Available data:
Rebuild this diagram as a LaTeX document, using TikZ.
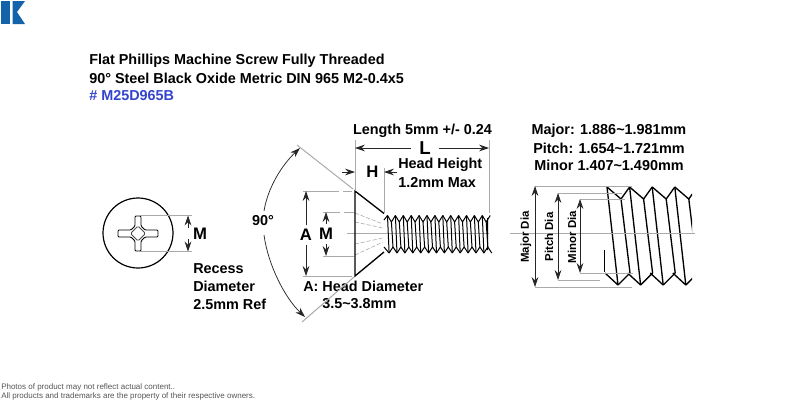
\documentclass[tikz,border=0pt]{standalone}
\usepackage{fontspec}
\setmainfont{Liberation Sans}
\usetikzlibrary{calc,arrows.meta,positioning}
\definecolor{partblue}{RGB}{51,68,204}
\definecolor{logoblue}{RGB}{18,99,170}
\definecolor{extgray}{RGB}{170,170,170}
\definecolor{notegray}{RGB}{85,85,85}
\tikzset{
  ttl/.style={anchor=west, inner sep=0pt, font=\bfseries\fontsize{10.8}{12}\selectfont},
  lbl/.style={inner sep=0pt, font=\bfseries\fontsize{10.8}{12}\selectfont},
  biglbl/.style={inner sep=2pt, font=\bfseries\fontsize{12.5}{14}\selectfont},
  dialbl/.style={inner sep=0pt, rotate=90, font=\bfseries\fontsize{8.6}{10}\selectfont},
  note/.style={anchor=west, inner sep=0pt, text=notegray, font=\fontsize{6}{7}\selectfont},
  ext/.style={draw=extgray, line width=0.75pt},
  dimline/.style={draw=black!85, line width=0.55pt, -{Stealth[length=7.5pt,width=5pt]}},
  twoway/.style={draw=black!85, line width=0.55pt, {Stealth[length=7.5pt,width=5pt]}-{Stealth[length=7.5pt,width=5pt]}},
  thr/.style={draw=black, line width=0.75pt, line join=round},
  bigthr/.style={draw=black, line width=1pt, line join=round},
  rcs/.style={draw=extgray, line width=0.45pt, dash pattern=on 3pt off 1.5pt},
}
\begin{document}
\begin{tikzpicture}[x=0.75pt,y=-0.75pt]
  \useasboundingbox (0,0) rectangle (800,400);

  %% --- logo ---
  \fill[logoblue] (1,1) rectangle (10,24);
  \fill[logoblue] (12.5,1) -- (25,1) -- (17,12) -- (25,24) -- (12.5,24) -- cycle;

  %% --- title ---
  \node[ttl] (title1) at (89,61) {Flat Phillips Machine Screw Fully Threaded};
  \node[ttl] (title2) at (89,78.5) {90° Steel Black Oxide Metric DIN 965 M2-0.4x5};
  \node[ttl, text=partblue] (title3) at (89,96) {\# M25D965B};

  %% --- head seen from above ---
  \draw[line width=0.9pt] (138,233) circle (35);
  \draw[line width=0.65pt, fill=white, rounded corners=0.8pt]
    (135,216) -- (141,216) -- (141,226) -- (145,230) -- (158,230) -- (158,237) -- (145,237)
    -- (141,241) -- (141,251) -- (135,251) -- (135,241) -- (131,237) -- (118,237) -- (118,230)
    -- (131,230) -- (135,226) -- cycle;
  \draw[line width=0.55pt, black!70, rounded corners=1pt] (130.5,233.5) -- (138,226) -- (145.5,233.5) -- (138,241) -- cycle;
  \coordinate (rtop) at (138,215.5);
  \coordinate (rbot) at (138,251.5);
  \coordinate (rtopend) at (192,215.5);
  \coordinate (rbotend) at (192,251.5);
  \draw[ext] (rtop) -- (rtopend);
  \draw[ext] (rbot) -- (rbotend);
  \coordinate (rarr) at (188,215.5);
  \coordinate (rarb) at (188,251.5);
  \coordinate (rmid1) at (188,228);
  \coordinate (rmid2) at (188,239);
  \draw[dimline] (rmid1) -- (rarr);
  \draw[dimline] (rmid2) -- (rarb);
  \node[biglbl, inner sep=0pt] (recessm) at (200,233.5) {M};
  \node[ttl] (recess1) at (193,269) {Recess};
  \node[ttl] (recess2) at (193,286.5) {Diameter};
  \node[ttl] (recess3) at (193,304) {2.5mm Ref};

  %% --- screw, recess first ---
  \foreach \yy/\ye in {213/224,222/228,244/238,255/242}
    \draw[rcs] (355,\yy) -- (383,\ye);
  \draw[ext] (347,233.5) -- (489,233.5);

  % Threads
  \foreach \i in {0,...,12} {
    \pgfmathsetmacro{\xa}{387.5+7.9*\i}
    \pgfmathsetmacro{\xb}{\xa+3.9}
    \pgfmathsetmacro{\xc}{\xa+7.9}
    \pgfmathsetmacro{\xd}{\xa+1.6}
    \pgfmathsetmacro{\xe}{\xa+5.5}
    \draw[thr] (\xa,215.5) -- (\xb,222) -- (\xc,215.5);
    \draw[thr] (\xd,253) -- (\xe,247) -- (\xd+7.9,253);
    \draw[thr] (\xa,215.5) -- (\xd,253);
    \draw[thr] (\xb,222) -- (\xe,247);
  }
  \draw[thr] (384,220) -- (387.5,215.5) (384,247) -- (389,253) (487.5,218) -- (487.5,250);

  % Head
  \coordinate (htop) at (355,191);
  \coordinate (hbot) at (355,276);
  \coordinate (hrt) at (384,213.5);
  \coordinate (hrb) at (384,252);
  \draw[line width=1pt] (hrt) -- (htop) -- (hbot) -- (hrb);

  %% --- length and head height ---
  \coordinate (lleft) at (355,140);
  \coordinate (lright) at (489,140);
  \coordinate (lrightend) at (489,213);
  \coordinate (hright) at (384,168);
  \coordinate (hrightend) at (384,213);
  \draw[ext] (lleft) -- (htop);
  \draw[ext] (lright) -- (lrightend);
  \draw[ext] (hright) -- (hrightend);
  \node[lbl] (lengthlbl) at (422.5,130.5) {Length 5mm +/- 0.24};
  \node[biglbl, font=\bfseries\fontsize{14}{16}\selectfont, inner xsep=6pt] (llbl) at (425,148) {L};
  \coordinate (larr1) at (355,148);
  \coordinate (larr2) at (489,148);
  \draw[dimline] (llbl) -- (larr1);
  \draw[dimline] (llbl) -- (larr2);
  \node[biglbl, inner sep=0pt] (hlbl) at (372.5,172) {H};
  \coordinate (harr1s) at (342,172);
  \coordinate (harr1) at (355,172);
  \coordinate (harr2s) at (397,172);
  \coordinate (harr2) at (384,172);
  \draw[dimline] (harr1s) -- (harr1);
  \draw[dimline] (harr2s) -- (harr2);
  \node[ttl] (hh1) at (398,165) {Head Height};
  \node[ttl] (hh2) at (398,183) {1.2mm Max};

  %% --- head diameter and M ---
  \coordinate (atop) at (303,191);
  \coordinate (abot) at (303,276);
  \coordinate (atopend) at (352,191);
  \coordinate (abotend) at (352,276);
  \draw[ext, dash pattern=on 27pt off 3pt] (atop) -- (atopend);
  \draw[ext] (abot) -- (abotend);
  \node[biglbl, inner sep=3pt] (albl) at (306,234.5) {A};
  \coordinate (aarr1) at (306,191);
  \coordinate (aarr2) at (306,276);
  \draw[dimline] (albl) -- (aarr1);
  \draw[dimline] (albl) -- (aarr2);
  \coordinate (mtop) at (323,212);
  \coordinate (mbot) at (323,256);
  \coordinate (mtopend) at (354,212);
  \coordinate (mbotend) at (354,256);
  \draw[ext, dash pattern=on 13pt off 3pt] (mtop) -- (mtopend);
  \draw[ext] (mbot) -- (mbotend);
  \node[biglbl, inner sep=3pt] (mlbl) at (326,234) {M};
  \coordinate (marr1) at (326,212);
  \coordinate (marr2) at (326,256);
  \draw[dimline] (mlbl) -- (marr1);
  \draw[dimline] (mlbl) -- (marr2);
  \node[ttl] (adia1) at (303,286) {A: Head Diameter};
  \node[ttl] (adia2) at (322,303.5) {3.5\textasciitilde 3.8mm};

  %% --- 90 degrees ---
  \coordinate (up1) at (297,145);
  \coordinate (up2) at (353,189);
  \coordinate (lo1) at (302,322);
  \coordinate (lo2) at (354,277);
  \draw[ext] (up1) -- (up2);
  \draw[ext] (lo1) -- (lo2);
  \node[lbl] (anglelbl) at (263,221) {90°};
  \coordinate (arcup) at (300,148);
  \coordinate (arclo) at (305,317);
  \draw[dimline] (264,211) .. controls (268,187) and (282,165) .. (arcup);
  \draw[dimline] (264,235) .. controls (268,265) and (285,298) .. (arclo);

  %% --- thread detail ---
  \node[lbl] (major) at (609,131) {Major: 1.886\textasciitilde 1.981mm};
  \node[lbl] (pitch) at (609,148) {Pitch: 1.654\textasciitilde 1.721mm};
  \node[lbl] (minor) at (609,165.5) {Minor 1.407\textasciitilde 1.490mm};

  \begin{scope}
    \clip (604,180) rectangle (692,295);
    \foreach \i in {0,...,4} {
      \pgfmathsetmacro{\xa}{607+22.6*\i}
      \pgfmathsetmacro{\xb}{\xa+14}
      \pgfmathsetmacro{\xc}{\xa+22.6}
      \pgfmathsetmacro{\xd}{\xa+11}
      \pgfmathsetmacro{\xe}{\xa+23}
      \draw[bigthr] (\xa,187) -- (\xb,199) -- (\xc,187);
      \draw[bigthr] (\xd-13,273) -- (\xd,285) -- (\xe,273);
      \draw[bigthr] (\xa,187) -- (\xd,285);
      \draw[bigthr] (\xb,199) -- (\xe,273);
    }
  \end{scope}
  \draw[thr] (604.5,250) -- (604.5,272);
  \draw[ext] (510,233.5) -- (695,233.5);

  \coordinate (majt) at (535,186);
  \coordinate (majte) at (632,186);
  \coordinate (majb) at (535,287);
  \coordinate (majbe) at (632,287);
  \coordinate (pitt) at (558,193);
  \coordinate (pitte) at (622,193);
  \coordinate (pitb) at (558,280);
  \coordinate (pitbe) at (600,280);
  \coordinate (mint) at (580,199);
  \coordinate (minte) at (625,199);
  \coordinate (minb) at (580,273);
  \coordinate (minbe) at (633,273);
  \foreach \a/\b in {majt/majte,majb/majbe,pitt/pitte,pitb/pitbe,mint/minte,minb/minbe}
    \draw[ext] (\a) -- (\b);
  \draw[twoway] (majt) -- (majb);
  \draw[twoway] (pitt) -- (pitb);
  \draw[twoway] (mint) -- (minb);
  \node[dialbl] (majorlbl) at (526,237) {Major Dia};
  \node[dialbl] (pitchlbl) at (549,237) {Pitch Dia};
  \node[dialbl] (minorlbl) at (572,237) {Minor Dia};

  %% --- footer ---
  \node[note] (foot1) at (1,387) {Photos of product may not reflect actual content..};
  \node[note] (foot2) at (1,396) {All products and trademarks are the property of their respective owners.};
\end{tikzpicture}
\end{document}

Exercise:
Give back exactly the lines from the first line of the data through the line with "text=partblue] (title3) at", pictures excluded.

Result of this task:
Rebuild this diagram as a LaTeX document, using TikZ.
\documentclass[tikz,border=0pt]{standalone}
\usepackage{fontspec}
\setmainfont{Liberation Sans}
\usetikzlibrary{calc,arrows.meta,positioning}
\definecolor{partblue}{RGB}{51,68,204}
\definecolor{logoblue}{RGB}{18,99,170}
\definecolor{extgray}{RGB}{170,170,170}
\definecolor{notegray}{RGB}{85,85,85}
\tikzset{
  ttl/.style={anchor=west, inner sep=0pt, font=\bfseries\fontsize{10.8}{12}\selectfont},
  lbl/.style={inner sep=0pt, font=\bfseries\fontsize{10.8}{12}\selectfont},
  biglbl/.style={inner sep=2pt, font=\bfseries\fontsize{12.5}{14}\selectfont},
  dialbl/.style={inner sep=0pt, rotate=90, font=\bfseries\fontsize{8.6}{10}\selectfont},
  note/.style={anchor=west, inner sep=0pt, text=notegray, font=\fontsize{6}{7}\selectfont},
  ext/.style={draw=extgray, line width=0.75pt},
  dimline/.style={draw=black!85, line width=0.55pt, -{Stealth[length=7.5pt,width=5pt]}},
  twoway/.style={draw=black!85, line width=0.55pt, {Stealth[length=7.5pt,width=5pt]}-{Stealth[length=7.5pt,width=5pt]}},
  thr/.style={draw=black, line width=0.75pt, line join=round},
  bigthr/.style={draw=black, line width=1pt, line join=round},
  rcs/.style={draw=extgray, line width=0.45pt, dash pattern=on 3pt off 1.5pt},
}
\begin{document}
\begin{tikzpicture}[x=0.75pt,y=-0.75pt]
  \useasboundingbox (0,0) rectangle (800,400);

  %% --- logo ---
  \fill[logoblue] (1,1) rectangle (10,24);
  \fill[logoblue] (12.5,1) -- (25,1) -- (17,12) -- (25,24) -- (12.5,24) -- cycle;

  %% --- title ---
  \node[ttl] (title1) at (89,61) {Flat Phillips Machine Screw Fully Threaded};
  \node[ttl] (title2) at (89,78.5) {90° Steel Black Oxide Metric DIN 965 M2-0.4x5};
  \node[ttl, text=partblue] (title3) at (89,96) {\# M25D965B};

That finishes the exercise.